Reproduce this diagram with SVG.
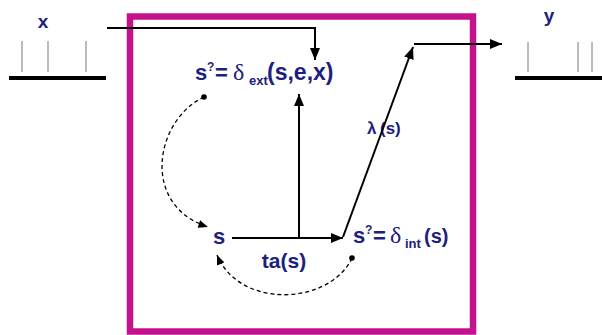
<svg xmlns="http://www.w3.org/2000/svg" width="602" height="335" viewBox="0 0 602 335">
<style>
.lbl{font-family:"Liberation Sans",Arial,sans-serif;font-weight:bold;fill:#1c2080;}
.gr{font-family:"Liberation Serif","Times New Roman",serif;font-weight:normal;}
.ln{stroke:#000;stroke-width:2;fill:none;}
.dash{stroke:#000;stroke-width:1.3;fill:none;stroke-dasharray:4 3;}
.tick{stroke:#777;stroke-width:1;}
.bar{stroke:#000;stroke-width:4;}
</style>
<defs>
<marker id="ah" viewBox="0 0 12 10" refX="12" refY="5" markerWidth="12" markerHeight="10" markerUnits="userSpaceOnUse" orient="auto">
<path d="M0,0 L12,5 L0,10 z" fill="#000"/>
</marker>
<marker id="ahs" viewBox="0 0 12 10" refX="12" refY="5" markerWidth="11" markerHeight="8" markerUnits="userSpaceOnUse" orient="auto">
<path d="M0,0 L12,5 L0,10 z" fill="#000"/>
</marker>
</defs>
<rect width="602" height="335" fill="#fff"/>
<g id="box"><rect x="130" y="16.5" width="343" height="315" fill="none" stroke="#C4128F" stroke-width="6.5"/></g>
<g id="input">
<line class="bar" x1="9" y1="78" x2="106" y2="78"/>
<line class="tick" x1="22" y1="41" x2="22" y2="72"/>
<line class="tick" x1="48" y1="41" x2="48" y2="72"/>
<line class="tick" x1="86" y1="41" x2="86" y2="72"/>
<text class="lbl" x="43" y="28" font-size="19" text-anchor="middle">x</text>
</g>
<g id="output">
<line class="bar" x1="515" y1="78" x2="602" y2="78"/>
<line class="tick" x1="528" y1="42" x2="528" y2="72"/>
<line class="tick" x1="578" y1="42" x2="578" y2="72"/>
<line class="tick" x1="592" y1="42" x2="592" y2="72"/>
<text class="lbl" x="549" y="22" font-size="19" text-anchor="middle">y</text>
</g>
<g id="ext">
<text class="lbl" font-size="22"><tspan x="195" y="80">s</tspan><tspan x="207" y="71" font-size="12">?</tspan><tspan x="215" y="80">=</tspan><tspan class="gr" x="233" y="80" font-size="24">δ</tspan><tspan x="249" y="85" font-size="13">ext</tspan><tspan x="267" y="80" font-size="23">(s,e,x)</tspan></text>
</g>
<g id="s">
<text class="lbl" x="219" y="244" font-size="22" text-anchor="middle">s</text>
</g>
<g id="int">
<text class="lbl" font-size="22"><tspan x="353" y="243">s</tspan><tspan x="365" y="234" font-size="12">?</tspan><tspan x="373" y="243">=</tspan><tspan class="gr" x="390" y="243" font-size="24">δ</tspan><tspan x="405" y="248" font-size="13">int</tspan><tspan x="424" y="243" font-size="20">(s)</tspan></text>
</g>
<g id="labels">
<text class="lbl" x="284" y="268" font-size="21" text-anchor="middle">ta(s)</text>
<text class="lbl" font-size="17"><tspan x="367" y="134">λ</tspan><tspan x="380" y="134">(s)</tspan></text>
</g>
<g id="connectors">
<polyline class="ln" points="107,28 315,28 315,60" marker-end="url(#ah)"/>
<line class="ln" x1="232" y1="238" x2="343" y2="238" marker-end="url(#ah)"/>
<line class="ln" x1="299" y1="238" x2="299" y2="94" marker-end="url(#ah)"/>
<line class="ln" x1="343" y1="237" x2="413" y2="47" marker-end="url(#ah)"/>
<line class="ln" x1="414" y1="44" x2="502" y2="44" marker-end="url(#ah)"/>
<circle cx="204" cy="97" r="2.8" fill="#000"/>
<path class="dash" d="M204,97 C155,120 140,205 208,227" marker-end="url(#ahs)"/>
<circle cx="352" cy="258" r="2.8" fill="#000"/>
<path class="dash" d="M352,258 C330,305 240,310 217,255" marker-end="url(#ahs)"/>
</g>
</svg>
# # # # #
**Request**
Omitting all images, print the listing exactly.

**Problem solution**
Reproduce this diagram with SVG.
<svg xmlns="http://www.w3.org/2000/svg" width="602" height="335" viewBox="0 0 602 335">
<style>
.lbl{font-family:"Liberation Sans",Arial,sans-serif;font-weight:bold;fill:#1c2080;}
.gr{font-family:"Liberation Serif","Times New Roman",serif;font-weight:normal;}
.ln{stroke:#000;stroke-width:2;fill:none;}
.dash{stroke:#000;stroke-width:1.3;fill:none;stroke-dasharray:4 3;}
.tick{stroke:#777;stroke-width:1;}
.bar{stroke:#000;stroke-width:4;}
</style>
<defs>
<marker id="ah" viewBox="0 0 12 10" refX="12" refY="5" markerWidth="12" markerHeight="10" markerUnits="userSpaceOnUse" orient="auto">
<path d="M0,0 L12,5 L0,10 z" fill="#000"/>
</marker>
<marker id="ahs" viewBox="0 0 12 10" refX="12" refY="5" markerWidth="11" markerHeight="8" markerUnits="userSpaceOnUse" orient="auto">
<path d="M0,0 L12,5 L0,10 z" fill="#000"/>
</marker>
</defs>
<rect width="602" height="335" fill="#fff"/>
<g id="box"><rect x="130" y="16.5" width="343" height="315" fill="none" stroke="#C4128F" stroke-width="6.5"/></g>
<g id="input">
<line class="bar" x1="9" y1="78" x2="106" y2="78"/>
<line class="tick" x1="22" y1="41" x2="22" y2="72"/>
<line class="tick" x1="48" y1="41" x2="48" y2="72"/>
<line class="tick" x1="86" y1="41" x2="86" y2="72"/>
<text class="lbl" x="43" y="28" font-size="19" text-anchor="middle">x</text>
</g>
<g id="output">
<line class="bar" x1="515" y1="78" x2="602" y2="78"/>
<line class="tick" x1="528" y1="42" x2="528" y2="72"/>
<line class="tick" x1="578" y1="42" x2="578" y2="72"/>
<line class="tick" x1="592" y1="42" x2="592" y2="72"/>
<text class="lbl" x="549" y="22" font-size="19" text-anchor="middle">y</text>
</g>
<g id="ext">
<text class="lbl" font-size="22"><tspan x="195" y="80">s</tspan><tspan x="207" y="71" font-size="12">?</tspan><tspan x="215" y="80">=</tspan><tspan class="gr" x="233" y="80" font-size="24">δ</tspan><tspan x="249" y="85" font-size="13">ext</tspan><tspan x="267" y="80" font-size="23">(s,e,x)</tspan></text>
</g>
<g id="s">
<text class="lbl" x="219" y="244" font-size="22" text-anchor="middle">s</text>
</g>
<g id="int">
<text class="lbl" font-size="22"><tspan x="353" y="243">s</tspan><tspan x="365" y="234" font-size="12">?</tspan><tspan x="373" y="243">=</tspan><tspan class="gr" x="390" y="243" font-size="24">δ</tspan><tspan x="405" y="248" font-size="13">int</tspan><tspan x="424" y="243" font-size="20">(s)</tspan></text>
</g>
<g id="labels">
<text class="lbl" x="284" y="268" font-size="21" text-anchor="middle">ta(s)</text>
<text class="lbl" font-size="17"><tspan x="367" y="134">λ</tspan><tspan x="380" y="134">(s)</tspan></text>
</g>
<g id="connectors">
<polyline class="ln" points="107,28 315,28 315,60" marker-end="url(#ah)"/>
<line class="ln" x1="232" y1="238" x2="343" y2="238" marker-end="url(#ah)"/>
<line class="ln" x1="299" y1="238" x2="299" y2="94" marker-end="url(#ah)"/>
<line class="ln" x1="343" y1="237" x2="413" y2="47" marker-end="url(#ah)"/>
<line class="ln" x1="414" y1="44" x2="502" y2="44" marker-end="url(#ah)"/>
<circle cx="204" cy="97" r="2.8" fill="#000"/>
<path class="dash" d="M204,97 C155,120 140,205 208,227" marker-end="url(#ahs)"/>
<circle cx="352" cy="258" r="2.8" fill="#000"/>
<path class="dash" d="M352,258 C330,305 240,310 217,255" marker-end="url(#ahs)"/>
</g>
</svg>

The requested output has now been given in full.